Leading his seven-piece ensemble on Friday at UCLA’s Royce Hall, he brilliantly connected the traditional with the contemporary, retaining the essential character of the music’s roots while expanding its potential with newer instrumentation and added rhythmic and improvisational characteristics.
De Lucia opened in characteristically dramatic fashion, spotlighting his solo guitar in the dark of center stage. Adding one or two instruments at a time--percussion, guitars, the sounds of voice and flute--he allowed the program to unfold in a gradual but inexorable crescendo.
His guitar playing, which employed stunning virtuosity at the service of lyrical improvisational invention, was the central voice, leading the way through a group of alegrias, bulerias, ronden~as and tangos.

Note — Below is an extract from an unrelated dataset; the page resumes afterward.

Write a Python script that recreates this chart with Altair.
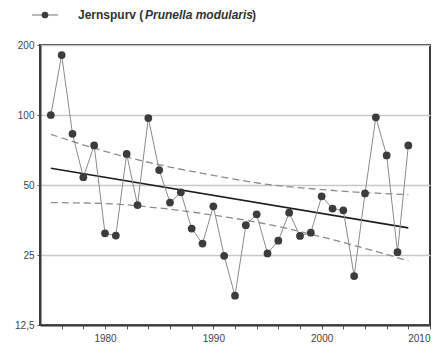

This was not, however, a program of classical flamenco, of the deep passionate excursions of cante jondo. And, in the final pair of numbers, it occasionally verged dangerously close to Nuevo Flamenco.
But, for most of the evening, it was a captivating collection of music, blossoming from De Lucia’s opening efforts into a cornucopia of solos by every member of the company (most notably by flutist-saxophonist Jorge Pardo), the liquid vocalizing of Rafael de Utrera and the fiery-but-elegant dancing of J. Grilo.